Porque así somos los humanos: si los hijos son pequeños, las madres los llevarán consigo, y si ya son mayores, intentarán una y otra vez encontrarlos vivos, como aquella mujer sin nombre a la que el periodista Thomas Friedman vio cuando entró al campamento de Shatila en el sur de Líbano, después de que 150 falangistas, ante la indiferencia del ejército de Israel que patrullaba la zona, se dieron gusto durante tres días, asesinando "a cualquier ser vivo que se les cruzó en el camino". Esa señora iba y venía entre las ruinas y los cadáveres con una fotografía en la mano llamando a su hijo Fadi. Así Rigoberta Menchú buscó a su familia luego de que las tropas del ejército guatemalteco destruyeron su pueblo y así las mujeres kurdas buscaron a las suyas cuando el general iraquí Alí Asan lanzó gases sobre esa región y así las mujeres coreanas y vietnamitas siguieron rastreando a las suyas después de las guerras que asolaron a sus países en los 50 y 60 del siglo XX.
De modo, pues, que con todo y guerra la vida tratará de seguir su curso. Hasta que eso sea imposible. La escritora Jasmina Tesanovic cuenta que cuando esperaba "los anunciados bombardeos de la OTAN sobre objetivos seleccionados en Kosovo" su miedo crecía y crecía, quitándole el sueño. Entonces se dedicaba con frenesí a fregar pisos, cocinar y poner orden para calmar la ansiedad y la culpa por "tener hijos a los que no somos capaces de proteger" y "por estar donde no deberíamos". Hasta que el dolor llegó a ser tan fuerte que "se traspasa el límite y llega la indiferencia". Y entonces, ya no importaba encontrar a un niño de seis años acribillado a media calle, se seguía de frente como si tal cosa. Y la escritora Amy Tan cuenta que cuando los japoneses invadieron China, la señora Suyuán huyó con su dinero y joyas cosidas en el forro de su vestido y un par de maletas con algunas pertenencias y comida. En dos cabestrillos hechos con pañuelos llevaba a sus bebés, unas gemelas de varios meses que pesaban bastante. Después de varios días de caminar, sus pies estaban ampollados y sus manos sangraban. Abandonó entonces la ropa y siguió por las carreteras atestadas de gente. Pero el dolor y la fiebre crecían. Abandonó entonces las bolsas de harina y arroz. Pero aún así, al poco tiempo no podía dar ni un solo paso más. Sacó entonces a sus hijas de los cabestrillos y las sentó en el borde de la carretera, acarició sus mejillas y sin mirar atrás, echó a andar tambaleándose y llorando, con la esperanza de que algún buen corazón encontrara a sus hijas y cuidara de ellas.
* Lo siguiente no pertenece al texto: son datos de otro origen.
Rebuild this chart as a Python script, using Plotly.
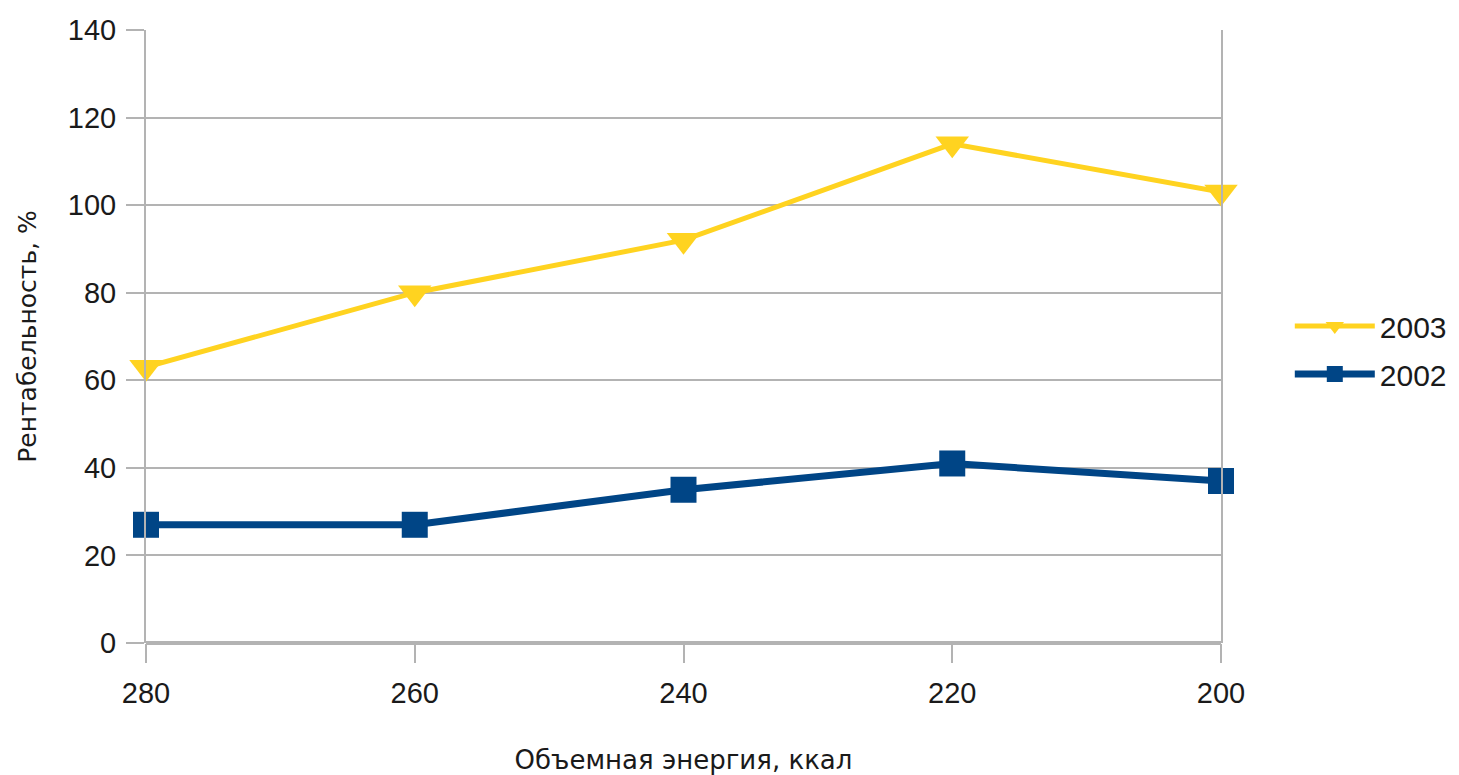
import plotly.graph_objects as go

# Category values on the x axis (volumetric energy, kcal)
energy = [280, 260, 240, 220, 200]

# Profitability, % per year
profit_2003 = [63, 80, 92, 114, 103]
profit_2002 = [27, 27, 35, 41, 37]

y_ticks = [0, 20, 40, 60, 80, 100, 120, 140]

YELLOW = "#FFD320"
BLUE = "#004586"
GRID = "#b3b3b3"
FONT = "Liberation Sans, Arial, sans-serif"
WIDE_FONT = "DejaVu Sans, Verdana, sans-serif"
TEXT = "#1a1a1a"

fig = go.Figure()

fig.add_trace(go.Scatter(
    x=energy, y=profit_2003, name="2003", mode="lines+markers",
    legendgroup="a",
    line=dict(color=YELLOW, width=5),
    marker=dict(symbol="triangle-down", size=29, color=YELLOW),
    cliponaxis=False,
))
fig.add_trace(go.Scatter(
    x=energy, y=profit_2002, name="2002", mode="lines+markers",
    legendgroup="b",
    line=dict(color=BLUE, width=7),
    marker=dict(symbol="square", size=26, color=BLUE),
    cliponaxis=False,
))

fig.update_layout(
    width=1459, height=775,
    margin=dict(l=146, r=238, t=30, b=132, autoexpand=False),
    paper_bgcolor="white", plot_bgcolor="white",
    font=dict(family=FONT, size=29, color=TEXT),
    showlegend=True,
    legend=dict(
        x=1.064, y=0.478, xanchor="left", yanchor="middle",
        font=dict(size=30, color=TEXT),
        itemwidth=80, traceorder="grouped", tracegroupgap=6,
    ),
)

fig.update_xaxes(
    range=[280, 200],
    tickmode="array", tickvals=energy, ticktext=[str(v) for v in energy],
    ticks="outside", ticklen=19, tickwidth=2, tickcolor=GRID,
    showgrid=False, zeroline=False,
    showline=False,
    ticklabelstandoff=5,
    title=dict(text="Объемная энергия, ккал",
               font=dict(family=WIDE_FONT, size=26), standoff=48),
)

fig.update_yaxes(
    range=[0, 140],
    tickmode="array", tickvals=y_ticks,
    ticks="outside", ticklen=18, tickwidth=2, tickcolor=GRID,
    showgrid=True, gridcolor=GRID, gridwidth=2,
    zeroline=True, zerolinecolor=GRID, zerolinewidth=4,
    showline=True, linecolor=GRID, linewidth=2, mirror=True,
    ticklabelstandoff=4,
    title=dict(text="Рентабельность, %",
               font=dict(family=WIDE_FONT, size=25), standoff=24),
)

fig.write_html("out.html")
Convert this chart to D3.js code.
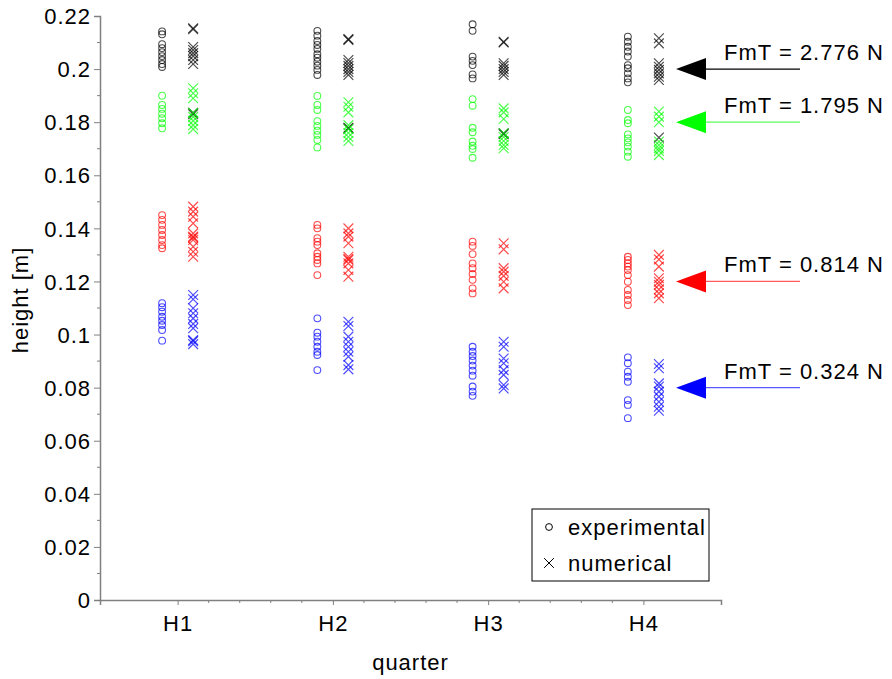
<!DOCTYPE html>
<html>
<head>
<meta charset="utf-8">
<script src="https://cdn.jsdelivr.net/npm/d3@7"></script>
<style>
  body { margin: 0; background: #fff; }
  svg text { font-family: "Liberation Sans", Arial, sans-serif; fill: #000; letter-spacing: 1px; }
</style>
</head>
<body>
<svg id="chart" width="892" height="679"></svg>
<script>
// Quarters on the x axis
const quarters = ['H1', 'H2', 'H3', 'H4'];

// Force levels (one per colour), with the reference height each arrow points to
const forceLabels = ['FmT = 2.776 N', 'FmT = 1.795 N', 'FmT = 0.814 N', 'FmT = 0.324 N'];
const forceColors = ['#000000', '#00ff00', '#ff0000', '#0000ff'];
const arrowLevels = [0.2, 0.18, 0.12, 0.08];

// Experimental heights [m], one list per quarter
const expBlack = [
    [0.2142, 0.2131, 0.2094, 0.2079, 0.2064, 0.2049, 0.2034, 0.2019, 0.2008],
    [0.2144, 0.2126, 0.2106, 0.2091, 0.2076, 0.2056, 0.2043, 0.2028, 0.2013, 0.1997, 0.1978],
    [0.2169, 0.2144, 0.2047, 0.2031, 0.2015, 0.1980, 0.1965],
    [0.2122, 0.2103, 0.2084, 0.2066, 0.2047, 0.2015, 0.2003, 0.1984, 0.1965, 0.1950]
];
const expGreen = [
    [0.1900, 0.1865, 0.1850, 0.1832, 0.1815, 0.1796, 0.1777],
    [0.1899, 0.1865, 0.1846, 0.1804, 0.1786, 0.1768, 0.1752, 0.1733, 0.1705],
    [0.1887, 0.1862, 0.1779, 0.1762, 0.1727, 0.1711, 0.1699, 0.1666],
    [0.1846, 0.1808, 0.1796, 0.1754, 0.1739, 0.1724, 0.1708, 0.1689, 0.1670]
];
const expRed = [
    [0.1450, 0.1432, 0.1413, 0.1394, 0.1375, 0.1356, 0.1337, 0.1325],
    [0.1413, 0.1400, 0.1363, 0.1350, 0.1337, 0.1306, 0.1293, 0.1281, 0.1268, 0.1224],
    [0.1350, 0.1334, 0.1303, 0.1268, 0.1250, 0.1228, 0.1206, 0.1174, 0.1155],
    [0.1293, 0.1281, 0.1268, 0.1256, 0.1243, 0.1224, 0.1199, 0.1168, 0.1149, 0.1130, 0.1111]
];
const expBlue = [
    [0.1118, 0.1103, 0.1086, 0.1067, 0.1052, 0.1036, 0.1017, 0.0977],
    [0.1061, 0.1007, 0.0992, 0.0973, 0.0954, 0.0935, 0.0923, 0.0866],
    [0.0954, 0.0935, 0.0919, 0.0902, 0.0883, 0.0864, 0.0845, 0.0804, 0.0785, 0.0769],
    [0.0914, 0.0892, 0.0860, 0.0841, 0.0822, 0.0753, 0.0735, 0.0685]
];

// Numerical heights [m], one list per quarter
const numBlack = [
    [0.2154, 0.2150, 0.2083, 0.2072, 0.2060, 0.2049, 0.2034, 0.2019, 0.1835, 0.1830],
    [0.2113, 0.2110, 0.2034, 0.2023, 0.2012, 0.2000, 0.1989, 0.1978, 0.1779, 0.1776],
    [0.2103, 0.2100, 0.2022, 0.2012, 0.2000, 0.1989, 0.1978, 0.1758, 0.1755],
    [0.2116, 0.2097, 0.2022, 0.2009, 0.1997, 0.1984, 0.1971, 0.1959, 0.1742]
];
const numGreen = [
    [0.1928, 0.1909, 0.1890, 0.1835, 0.1820, 0.1805, 0.1789, 0.1774],
    [0.1875, 0.1858, 0.1837, 0.1789, 0.1774, 0.1759, 0.1744, 0.1729],
    [0.1852, 0.1837, 0.1812, 0.1758, 0.1744, 0.1729, 0.1714, 0.1702],
    [0.1840, 0.1821, 0.1800, 0.1727, 0.1714, 0.1702, 0.1692, 0.1676]
];
const numRed = [
    [0.1482, 0.1463, 0.1444, 0.1419, 0.1381, 0.1369, 0.1365, 0.1356, 0.1331, 0.1312, 0.1293],
    [0.1400, 0.1381, 0.1369, 0.1344, 0.1293, 0.1285, 0.1281, 0.1268, 0.1243, 0.1218],
    [0.1344, 0.1321, 0.1250, 0.1237, 0.1221, 0.1199, 0.1174],
    [0.1300, 0.1283, 0.1256, 0.1212, 0.1199, 0.1187, 0.1170, 0.1155, 0.1137]
];
const numBlue = [
    [0.1149, 0.1133, 0.1099, 0.1080, 0.1061, 0.1040, 0.1024, 0.0979, 0.0975, 0.0964],
    [0.1048, 0.1032, 0.0992, 0.0973, 0.0954, 0.0935, 0.0917, 0.0885, 0.0869],
    [0.0973, 0.0954, 0.0910, 0.0892, 0.0866, 0.0848, 0.0810, 0.0797],
    [0.0889, 0.0873, 0.0816, 0.0804, 0.0785, 0.0766, 0.0747, 0.0728, 0.0713]
];

const expSeries = [expBlack, expGreen, expRed, expBlue];
const numSeries = [numBlack, numGreen, numRed, numBlue];

// Layout
const svg = d3.select('#chart');
const plot = { left: 100, right: 721, top: 16, bottom: 600 };
const x = d3.scaleLinear().domain([0.5, 4.5]).range([plot.left, plot.right]);
const y = d3.scaleLinear().domain([0, 0.22]).range([plot.bottom, plot.top]);
const axisColor = '#808080';
const offset = 0.1;
const fontSize = '22px';

// Y axis: major ticks with labels, minor ticks between
const yAxis = svg.append('g')
    .attr('transform', `translate(${plot.left},0)`)
    .call(d3.axisLeft(y)
        .tickValues(d3.range(0, 0.2201, 0.02))
        .tickSize(6)
        .tickPadding(3)
        .tickFormat(d => d === 0 ? '0' : d3.format('.2~f')(d)));
yAxis.selectAll('text').style('font-size', fontSize).attr('dy', '0.35em');
yAxis.select('.domain').attr('stroke', axisColor).attr('stroke-width', 1.5);
yAxis.selectAll('.tick line').attr('stroke', axisColor);

svg.append('g')
    .selectAll('line')
    .data(d3.range(0.01, 0.22, 0.02))
    .join('line')
    .attr('x1', plot.left - 3).attr('x2', plot.left)
    .attr('y1', d => y(d)).attr('y2', d => y(d))
    .attr('stroke', axisColor);

// X axis
const xAxis = svg.append('g')
    .attr('transform', `translate(0,${plot.bottom})`)
    .call(d3.axisBottom(x)
        .tickValues([1, 2, 3, 4])
        .tickSize(5)
        .tickPadding(10)
        .tickFormat((d, i) => quarters[i]));
xAxis.selectAll('text').style('font-size', fontSize);
xAxis.select('.domain').attr('stroke', axisColor).attr('stroke-width', 1.5);
xAxis.selectAll('.tick line').attr('stroke', axisColor);

svg.append('g')
    .selectAll('line')
    .data(d3.range(1.2, 4.0, 0.2).filter(d => Math.abs(d - Math.round(d)) > 0.01))
    .join('line')
    .attr('x1', d => x(d)).attr('x2', d => x(d))
    .attr('y1', plot.bottom).attr('y2', plot.bottom + 3)
    .attr('stroke', axisColor);

// Axis titles
svg.append('text')
    .attr('transform', 'translate(28,300) rotate(-90)')
    .attr('text-anchor', 'middle')
    .style('font-size', fontSize)
    .text('height [m]');

svg.append('text')
    .attr('x', (plot.left + plot.right) / 2)
    .attr('y', 670)
    .attr('text-anchor', 'middle')
    .style('font-size', fontSize)
    .text('quarter');

// Markers
const marks = svg.append('g');
expSeries.forEach((series, s) => {
    series.forEach((vals, q) => {
        marks.append('g')
            .selectAll('circle')
            .data(vals)
            .join('circle')
            .attr('cx', x(q + 1 - offset))
            .attr('cy', d => y(d))
            .attr('r', 3.4)
            .attr('fill', 'none')
            .attr('stroke', forceColors[s])
            .attr('stroke-opacity', 0.7)
            .attr('stroke-width', 1.1);
    });
});

const cross = d3.symbol().type(d3.symbolX).size(64);
numSeries.forEach((series, s) => {
    series.forEach((vals, q) => {
        marks.append('g')
            .selectAll('path')
            .data(vals)
            .join('path')
            .attr('transform', d => `translate(${x(q + 1 + offset)},${y(d)})`)
            .attr('d', cross)
            .attr('fill', 'none')
            .attr('stroke', forceColors[s])
            .attr('stroke-opacity', 0.7)
            .attr('stroke-width', 1.2);
    });
});

// Arrows with force labels
const arrows = svg.append('g');
arrowLevels.forEach((lvl, i) => {
    const yy = y(lvl);
    arrows.append('line')
        .attr('x1', 705).attr('x2', 800)
        .attr('y1', yy).attr('y2', yy)
        .attr('stroke', forceColors[i])
        .attr('stroke-opacity', i === 0 ? 1 : 0.65)
        .attr('stroke-width', 1.2);
    arrows.append('path')
        .attr('d', `M676,${yy} L706,${yy - 11} L706,${yy + 11} Z`)
        .attr('fill', forceColors[i]);
    arrows.append('text')
        .attr('x', 724)
        .attr('y', yy - 9)
        .style('font-size', fontSize)
        .text(forceLabels[i]);
});

// Legend
const legend = svg.append('g');
legend.append('rect')
    .attr('x', 532).attr('y', 509)
    .attr('width', 177).attr('height', 72)
    .attr('fill', '#fff')
    .attr('stroke', '#000')
    .attr('stroke-width', 1);
legend.append('circle')
    .attr('cx', 549).attr('cy', 527).attr('r', 3.4)
    .attr('fill', 'none').attr('stroke', '#000').attr('stroke-width', 1);
legend.append('path')
    .attr('transform', 'translate(549,563)')
    .attr('d', cross)
    .attr('fill', 'none').attr('stroke', '#000').attr('stroke-width', 1);
legend.append('text')
    .attr('x', 568).attr('y', 535)
    .style('font-size', fontSize)
    .text('experimental');
legend.append('text')
    .attr('x', 568).attr('y', 571)
    .style('font-size', fontSize)
    .text('numerical');
</script>
</body>
</html>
La catástrofe para Irak caerá del cielo, vendrá del mar y de las tierras lejanas. Está anunciado como se les anunció a los indígenas la conquista; a los rusos, Stalingrado; a los musulmanes de Jerusalén, las Cruzadas; a los serbios de Kosovo, los bombardeos de la OTAN. Pero aún así, con todo y que la esperan, nadie puede imaginar siquiera hasta dónde llegará la desgracia. Así que por eso, las mujeres en Irak siguen yendo a comprar harina y huevos, siguen atendiendo a sus hijos y barriendo su hogar. Y los hombres siguen fumando y yendo al cine. Y los niños jugando futbol y viendo televisión. Al fin y al cabo, ¿qué otra cosa pueden hacer?